Probably because the book was so dense, there is some exposition that has to be rushed. It sure seems awkward when one character basically roofies another with psychedelic activated natural juices to get him to share his visions. It was also unclear why, after all the losers have gathered and been subjected to a psychic attack from Pennywise, that they still need to be convinced. The idea that their memories have faded after leaving town is an interesting one but not very well explored. Since the film ends up being the better part of three hours anyway, maybe trim the bloated visual effects at the end, and build and solve this mystery at the beginning.

The individual quests are reasonably entertaining, but there is an element of repetitiveness to them. After the first jump scare with a truly disturbing visual effect, the subsequent experience are a series of diminishing returns that rob the story of any drive and frequently take us down a path of confusion that is never really developed or needed. Jessica Chastain as the grown version ofthe lone girl in the first film is fine.  Bev’s trip down memory lane was the standout in this set of moments, but it was also the one that was featured in the original teaser trailer so that the only surprize is the last minute creature effect that gives us a jump scare. Maybe I’m a little jaded having watched two other horror films the day before, but I had none of the anticipation of dread that filled the first film.

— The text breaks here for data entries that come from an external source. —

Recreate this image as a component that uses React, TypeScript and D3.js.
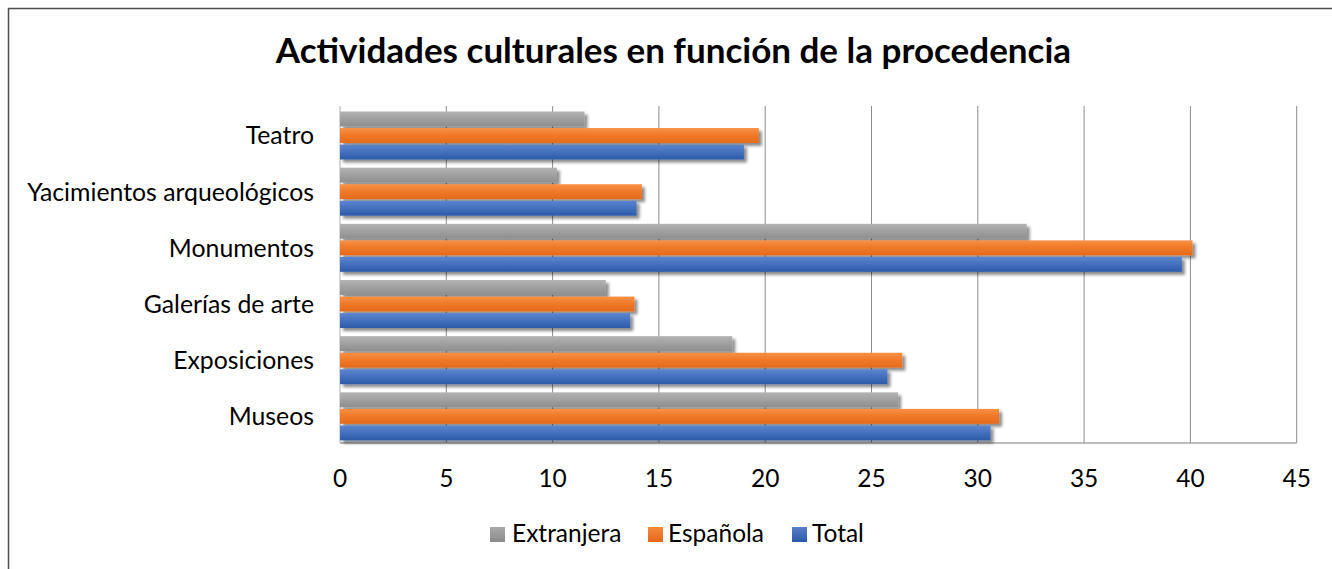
import React from "react";
import * as d3 from "d3";

const categories = ["Teatro", "Yacimientos arqueológicos", "Monumentos", "Galerías de arte", "Exposiciones", "Museos"];
const seriesNames = ["Extranjera", "Española", "Total"];
const extranjera = [11.5, 10.2, 32.3, 12.5, 18.45, 26.25];
const espanola = [19.7, 14.2, 40.1, 13.85, 26.45, 31.0];
const total = [19.0, 13.95, 39.6, 13.65, 25.75, 30.6];
const xTicks = [0, 5, 10, 15, 20, 25, 30, 35, 40, 45];
const title = "Actividades culturales en función de la procedencia";

const seriesValues = [extranjera, espanola, total];
const gradients = [
  ["#b3b3b3", "#a2a2a2", "#8e8e8e"],
  ["#f89146", "#f07a2a", "#e46a1b"],
  ["#5d85cc", "#4672bf", "#2c5ba9"],
];
const legendColors = [
  ["#a9a9a9", "#8a8a8a"],
  ["#f6883a", "#e4681a"],
  ["#5a80c8", "#2a58a6"],
];

const FONT = "Lato, 'Open Sans', sans-serif";

export default function App() {
  const W = 1332, H = 569;
  const left = 340, right = 1296.7, top = 106, bottom = 443;
  const x = d3.scaleLinear().domain([0, 45]).range([left, right]);
  const y = d3.scaleBand<string>().domain(categories).range([top, bottom]).padding(0);
  const ys = d3.scaleBand<string>().domain(seriesNames).range([5.5, 53.5]).paddingInner(0.1);

  const legendItems = [
    { name: seriesNames[0], sx: 490, tx: 512 },
    { name: seriesNames[1], sx: 648, tx: 668 },
    { name: seriesNames[2], sx: 792, tx: 812 },
  ];

  return (
    <svg width={W} height={H} style={{ position: "absolute", left: 0, top: 0, background: "#fff" }}>
      <defs>
        {gradients.map((g, i) => (
          <linearGradient key={i} id={`grad${i}`} x1="0" y1="0" x2="0" y2="1">
            <stop offset="0%" stopColor={g[0]} />
            <stop offset="45%" stopColor={g[1]} />
            <stop offset="100%" stopColor={g[2]} />
          </linearGradient>
        ))}
        {legendColors.map((g, i) => (
          <linearGradient key={i} id={`lg${i}`} x1="0" y1="0" x2="0" y2="1">
            <stop offset="0%" stopColor={g[0]} />
            <stop offset="100%" stopColor={g[1]} />
          </linearGradient>
        ))}
        <filter id="shadow" x="-5%" y="-30%" width="115%" height="180%">
          <feDropShadow dx="3" dy="3" stdDeviation="1.8" floodColor="#000" floodOpacity="0.45" />
        </filter>
      </defs>
      <rect x={0} y={0} width={W} height={H} fill="#fff" />
      <rect x={8.5} y={8.5} width={W + 20} height={H + 20} fill="none" stroke="#4d4d4d" strokeWidth={1.5} />

      <text x={673.5} y={63} textAnchor="middle" fontFamily={FONT} fontWeight={700} fontSize={35} fill="#000">
        {title}
      </text>

      {/* gridlines */}
      {xTicks.map((t) => (
        <line key={t} x1={x(t)} x2={x(t)} y1={top} y2={bottom} stroke={t === 0 ? "#b0b0b0" : "#8c8c8c"} strokeWidth={1} />
      ))}
      <line x1={left} x2={right} y1={bottom} y2={bottom} stroke="#a6a6a6" strokeWidth={1.5} />

      {/* bars */}
      {categories.map((c, ci) => (
        <g key={c} transform={`translate(0,${y(c)})`}>
          {seriesNames.map((s, si) => (
            <rect
              key={s}
              x={x(0)}
              y={ys(s)}
              width={x(seriesValues[si][ci]) - x(0)}
              height={ys.bandwidth()}
              fill={`url(#grad${si})`}
              filter="url(#shadow)"
            />
          ))}
        </g>
      ))}

      {/* category labels */}
      {categories.map((c) => (
        <text key={c} x={314} y={(y(c) as number) + y.bandwidth() / 2 + 4} dominantBaseline="middle" textAnchor="end" fontFamily={FONT} fontSize={24.8} fill="#000">
          {c}
        </text>
      ))}

      {/* x tick labels */}
      {xTicks.map((t) => (
        <text key={t} x={x(t)} y={487} textAnchor="middle" fontFamily={FONT} fontSize={24.5} fill="#000">
          {t}
        </text>
      ))}

      {/* legend */}
      {legendItems.map((l, i) => (
        <g key={l.name}>
          <rect x={l.sx} y={527} width={15} height={15} fill={`url(#lg${i})`} />
          <text x={l.tx} y={542} fontFamily={FONT} fontSize={24.5} fill="#000">
            {l.name}
          </text>
        </g>
      ))}
    </svg>
  );
}
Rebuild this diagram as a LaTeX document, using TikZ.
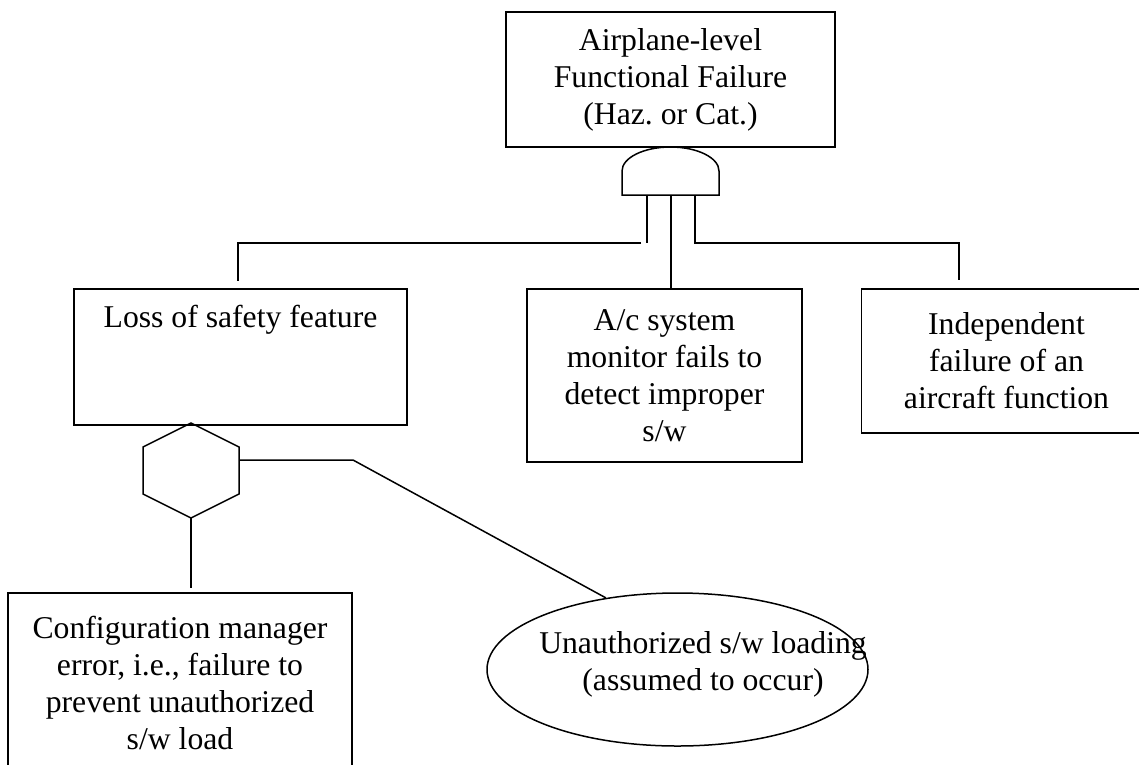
\documentclass[tikz,border=0pt]{standalone}
\usepackage{fontspec}
\setmainfont{Liberation Serif}
\usetikzlibrary{shapes.geometric,
                calc, %for relative coord calculations
                positioning}

\begin{document}
\begin{tikzpicture}[x=1pt, y=-1pt,
                    txt/.style={font=\fontsize{31.7}{37}\selectfont, align=center},
                    event/.style={draw, line width=1.5pt, inner sep=0pt, txt},
                    basic/.style={draw, ellipse, line width=1.5pt, inner sep=0pt},
                    wire/.style={line width=1.5pt}
                    ]
    \useasboundingbox[fill=white] (0,0) rectangle (1139,764);

    % EVENTS %
    \node[event, minimum width=329pt, minimum height=135pt] (top) at (670.5,79.5)
        {Airplane-level\\Functional Failure\\(Haz.\ or Cat.)};
    \node[event, minimum width=333pt, minimum height=136pt,
          label={[txt, anchor=base, yshift=-39pt, inner sep=0pt]north:Loss of safety feature}] (loss) at (240.5,357) {};
    \node[event, minimum width=275pt, minimum height=173pt] (mon) at (664.5,375.5)
        {A/c system\\monitor fails to\\detect improper\\s/w};
    \node[event, minimum width=290pt, minimum height=144pt] (indep) at (1006.5,361)
        {Independent\\failure of an\\aircraft function};
    \node[event, minimum width=344pt, minimum height=180pt] (cfg) at (180,683)
        {Configuration manager\\error, i.e., failure to\\prevent unauthorized\\s/w load};
    \node[basic, minimum width=381pt, minimum height=153pt,
          label={[txt, xshift=25.5pt, yshift=5.5pt]center:Unauthorized s/w loading\\(assumed to occur)}] (load) at (677.5,669.5) {};

    % AND GATE %
    \draw[wire] (622,195) -- (622,171) arc[start angle=180, end angle=360, x radius=48.5, y radius=24] -- (719,195) -- cycle;
    \coordinate (gL) at (647,195);
    \coordinate (gM) at (671,195);
    \coordinate (gR) at (695,195);

    % INHIBIT GATE %
    \coordinate (hT) at (191,423);
    \coordinate (hB) at (191,518);
    \draw[wire] (hT) -- (239,447) -- (239,494) -- (hB) -- (143,494) -- (143,447) -- cycle;
    \coordinate (hR) at (239,460);

    % CONNECTORS %
    \coordinate (jL) at (647,243);
    \coordinate (kL) at (641,243);
    \coordinate (eL) at (238,281);
    \coordinate (kR) at (959,243);
    \coordinate (eR) at (959,280);
    \coordinate (bend) at (353,460);
    \coordinate (eB) at (191,588);

    \draw[wire] (gL) -- (jL);
    \draw[wire] (kL) -| (eL);
    \draw[wire] (gM) -- (mon.north -| gM);
    \draw[wire] (gR) |- (kR) -- (eR);
    \draw[wire] (hB) -- (eB);
    \draw[wire] (hR) -- (bend) -- (load.135);

\end{tikzpicture}
\end{document}
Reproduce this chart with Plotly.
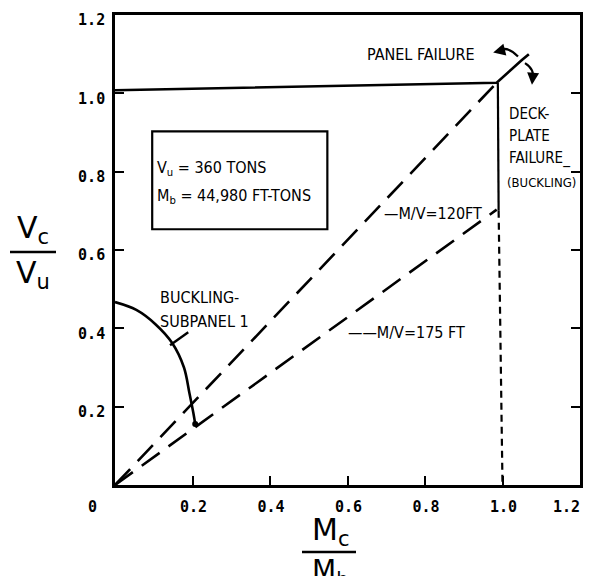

There is a running joke about how Bill played by James McAvoy, as a grown man who is now an author of thrillers, is not very good at creating endings for his story. We get that joke at least three times, including a delivery of the punchline by the actual author of this story. I suppose the point of this was to prepare us for the let down of an ending we get here. The best moments of emotional satisfaction in the relationships between the characters, get drowned out by an overblown CGI sequence which features the cast chanting a message that feels pretty hollow. It also goes on, and on. Some many things that had to be condensed, were reduced to give us more of this, the least interesting and frightening part of the film. The coda has some nice moments, Bill Hader steals most of the movie and there is a clever bookend that ties in to the introduction, but the voice over material is overwrought and goes on far too long as well.

“It Chapter Two” is a disappointment from a horror perspective but it is visually inventive and there are a few jump scares that will probably satisfy fans. I really wanted to like it better. Unfortunately, that was true of the original film as well. The adult casting of the kids from the original is solid. Those kids are also back in a series of flashback points that elaborate on the end of the first film and fill in some narrative spots for this story.